Tuesday, March 16, 2010

SUDAN'S KUSH CIVILIZATION GRADUALLY YIELDING ITS SECRETS

A team of French, British, and American archaeologists are working to uncover a northern Sudanese civilization, which once controlled the Egyptian pharaoh’s throne. At the same time, the Louvre is working on an upcoming exhibition on a dynasty that ruled the civilization, called Kush, for a millennium. The ancient Kushite capital of Meroe is purported to hold mysteries to rival ancient Egypt, including pyramids and stelae inscribed in an undeciphered language.

The pyramids have been excavated, but there is much left to uncover in regards to the Kushite culture. "We have a chronology, but it's not very precise," said the deputy director antiquities. Claude Rilly, an expert in the ancient Meroitic language, adds, "We know about 50 words in Meroitic, but we need about a thousand of them to understand a language. So we have an enormous amount of work to do.” Rilly also says there are many untouched sites to explore in Sudan, including sites about which we know nothing at all.
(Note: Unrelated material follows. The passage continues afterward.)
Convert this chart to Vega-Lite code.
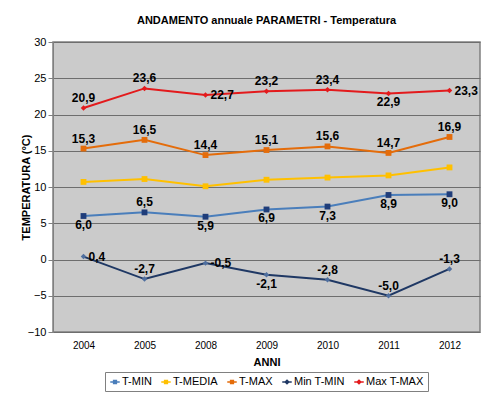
{
  "$schema": "https://vega.github.io/schema/vega-lite/v6.json",
  "width": 427,
  "height": 290,
  "autosize": {"type": "none"},
  "padding": {"left": 53, "top": 42, "right": 11, "bottom": 65},
  "background": "white",
  "title": {
    "text": "ANDAMENTO annuale PARAMETRI - Temperatura",
    "font": "Liberation Sans",
    "fontSize": 11,
    "fontWeight": "bold",
    "color": "black",
    "anchor": "middle",
    "offset": 10
  },
  "config": {
    "font": "Liberation Sans",
    "view": {"fill": "#cbcbcb", "stroke": "#808080", "strokeWidth": 1.5},
    "legend": {"layout": {"bottom": {"anchor": "middle"}}}
  },
  "data": {
    "values": [
      {"anno": "2004", "serie": "T-MIN", "v": 6.0},
      {"anno": "2005", "serie": "T-MIN", "v": 6.5},
      {"anno": "2008", "serie": "T-MIN", "v": 5.9},
      {"anno": "2009", "serie": "T-MIN", "v": 6.9},
      {"anno": "2010", "serie": "T-MIN", "v": 7.3},
      {"anno": "2011", "serie": "T-MIN", "v": 8.9},
      {"anno": "2012", "serie": "T-MIN", "v": 9.0},
      {"anno": "2004", "serie": "T-MEDIA", "v": 10.7},
      {"anno": "2005", "serie": "T-MEDIA", "v": 11.1},
      {"anno": "2008", "serie": "T-MEDIA", "v": 10.1},
      {"anno": "2009", "serie": "T-MEDIA", "v": 11.0},
      {"anno": "2010", "serie": "T-MEDIA", "v": 11.3},
      {"anno": "2011", "serie": "T-MEDIA", "v": 11.6},
      {"anno": "2012", "serie": "T-MEDIA", "v": 12.7},
      {"anno": "2004", "serie": "T-MAX", "v": 15.3},
      {"anno": "2005", "serie": "T-MAX", "v": 16.5},
      {"anno": "2008", "serie": "T-MAX", "v": 14.4},
      {"anno": "2009", "serie": "T-MAX", "v": 15.1},
      {"anno": "2010", "serie": "T-MAX", "v": 15.6},
      {"anno": "2011", "serie": "T-MAX", "v": 14.7},
      {"anno": "2012", "serie": "T-MAX", "v": 16.9},
      {"anno": "2004", "serie": "Min T-MIN", "v": 0.4},
      {"anno": "2005", "serie": "Min T-MIN", "v": -2.7},
      {"anno": "2008", "serie": "Min T-MIN", "v": -0.5},
      {"anno": "2009", "serie": "Min T-MIN", "v": -2.1},
      {"anno": "2010", "serie": "Min T-MIN", "v": -2.8},
      {"anno": "2011", "serie": "Min T-MIN", "v": -5.0},
      {"anno": "2012", "serie": "Min T-MIN", "v": -1.3},
      {"anno": "2004", "serie": "Max T-MAX", "v": 20.9},
      {"anno": "2005", "serie": "Max T-MAX", "v": 23.6},
      {"anno": "2008", "serie": "Max T-MAX", "v": 22.7},
      {"anno": "2009", "serie": "Max T-MAX", "v": 23.2},
      {"anno": "2010", "serie": "Max T-MAX", "v": 23.4},
      {"anno": "2011", "serie": "Max T-MAX", "v": 22.9},
      {"anno": "2012", "serie": "Max T-MAX", "v": 23.3}
    ]
  },
  "transform": [
    {"calculate": "datum.serie + '|' + datum.anno", "as": "key"},
    {"calculate": "(datum.v < 0 ? '-' : '') + replace(format(abs(datum.v), '.1f'), '.', ',')", "as": "lbl"}
  ],
  "encoding": {
    "x": {
      "field": "anno",
      "type": "ordinal",
      "scale": {"type": "point", "padding": 0.5},
      "axis": {
        "title": "ANNI",
        "titleFont": "Liberation Sans",
        "titleFontSize": 11,
        "titleFontWeight": "bold",
        "titleColor": "black",
        "titlePadding": 6,
        "labelAngle": 0,
        "labelFont": "Liberation Sans",
        "labelFontSize": 10,
        "labelColor": "black",
        "labelPadding": 8,
        "ticks": false,
        "domain": false,
        "grid": false
      }
    },
    "y": {
      "field": "v",
      "type": "quantitative",
      "scale": {"domain": [-10, 30], "nice": false, "zero": false},
      "axis": {
        "title": "TEMPERATURA (°C)",
        "titleFont": "Liberation Sans",
        "titleFontSize": 11,
        "titleFontWeight": "bold",
        "titleColor": "black",
        "titlePadding": -4,
        "values": [-10, -5, 0, 5, 10, 15, 20, 25, 30],
        "labelFont": "Liberation Sans",
        "labelFontSize": 11,
        "labelColor": "black",
        "tickSize": 5,
        "tickColor": "#808080",
        "domainColor": "#808080",
        "grid": true,
        "gridColor": "#6e6e6e",
        "gridWidth": 1
      }
    },
    "color": {
      "field": "serie",
      "type": "nominal",
      "scale": {
        "domain": ["T-MIN", "T-MEDIA", "T-MAX", "Min T-MIN", "Max T-MAX"],
        "range": ["#4a7ebb", "#ffc000", "#e46c0a", "#1f3864", "#e31a1c"]
      },
      "legend": {
        "title": null,
        "orient": "bottom",
        "direction": "horizontal",
        "offset": 5,
        "padding": 4,
        "strokeColor": "#808080",
        "fillColor": "white",
        "labelFont": "Liberation Sans",
        "labelFontSize": 11,
        "labelColor": "black",
        "symbolSize": 90,
        "symbolStrokeWidth": 1.6,
        "columnPadding": 6,
        "labelOffset": 1,
        "encode": {
          "symbols": {
            "update": {
              "shape": {"signal": "datum.value == 'Min T-MIN' || datum.value == 'Max T-MAX' ? 'M-1,0H1M0,-0.35L0.35,0L0,0.35L-0.35,0Z' : 'M-1,0H1M-0.28,-0.28H0.28V0.28H-0.28Z'"},
              "fill": {"scale": "fill", "field": "value"},
              "stroke": {"scale": "color", "field": "value"}
            }
          }
        }
      }
    }
  },
  "layer": [
    {
      "mark": {"type": "line", "strokeWidth": 2}
    },
    {
      "transform": [{"filter": "datum.serie == 'T-MIN' || datum.serie == 'T-MEDIA' || datum.serie == 'T-MAX'"}],
      "mark": {"type": "point", "filled": true, "opacity": 1, "shape": "square", "size": 34},
      "encoding": {
        "color": {"value": null},
        "fill": {
          "field": "serie",
          "type": "nominal",
          "scale": {
            "domain": ["T-MIN", "T-MEDIA", "T-MAX", "Min T-MIN", "Max T-MAX"],
            "range": ["#1f3d7a", "#ffc000", "#e46c0a", "#4f6f9f", "#e31a1c"]
          },
          "legend": null
        }
      }
    },
    {
      "transform": [{"filter": "datum.serie == 'Min T-MIN' || datum.serie == 'Max T-MAX'"}],
      "mark": {"type": "point", "filled": true, "opacity": 1, "shape": "diamond", "size": 30},
      "encoding": {
        "color": {"value": null},
        "fill": {
          "field": "serie",
          "type": "nominal",
          "legend": null
        }
      }
    },
    {
      "transform": [
        {"filter": "indexof(['T-MAX|2004','T-MAX|2005','T-MAX|2008','T-MAX|2009','T-MAX|2010','T-MAX|2011','T-MAX|2012','Max T-MAX|2004','Max T-MAX|2005','Max T-MAX|2009','Max T-MAX|2010','T-MIN|2005','Min T-MIN|2005','Min T-MIN|2010','Min T-MIN|2011','Min T-MIN|2012'], datum.key) >= 0"}
      ],
      "mark": {"type": "text", "font": "Liberation Sans", "fontSize": 12, "fontWeight": "bold", "baseline": "bottom", "dy": -3},
      "encoding": {"text": {"field": "lbl"}, "color": {"value": "black"}}
    },
    {
      "transform": [
        {"filter": "indexof(['Max T-MAX|2011','T-MIN|2004','T-MIN|2008','T-MIN|2009','T-MIN|2010','T-MIN|2011','T-MIN|2012','Min T-MIN|2009'], datum.key) >= 0"}
      ],
      "mark": {"type": "text", "font": "Liberation Sans", "fontSize": 12, "fontWeight": "bold", "baseline": "top", "dy": 4},
      "encoding": {"text": {"field": "lbl"}, "color": {"value": "black"}}
    },
    {
      "transform": [
        {"filter": "indexof(['Max T-MAX|2008','Max T-MAX|2012','Min T-MIN|2004','Min T-MIN|2008'], datum.key) >= 0"}
      ],
      "mark": {"type": "text", "font": "Liberation Sans", "fontSize": 12, "fontWeight": "bold", "align": "left", "baseline": "middle", "dx": 5},
      "encoding": {"text": {"field": "lbl"}, "color": {"value": "black"}}
    }
  ]
}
The lack of tourism among the Kushite ruins also adds to their appeal, especially for the archaeologists currently working on the site. "There is a magic beauty about these sites that is heightened by the privilege of being able to admire them alone, with the pyramids, the dunes and the sun," said Guillemette Andreu, head of antiquities at Paris' Louvre museum. "It really sets them apart from the Egyptian pyramids, whose beauty is slightly overshadowed by the tourist crowds."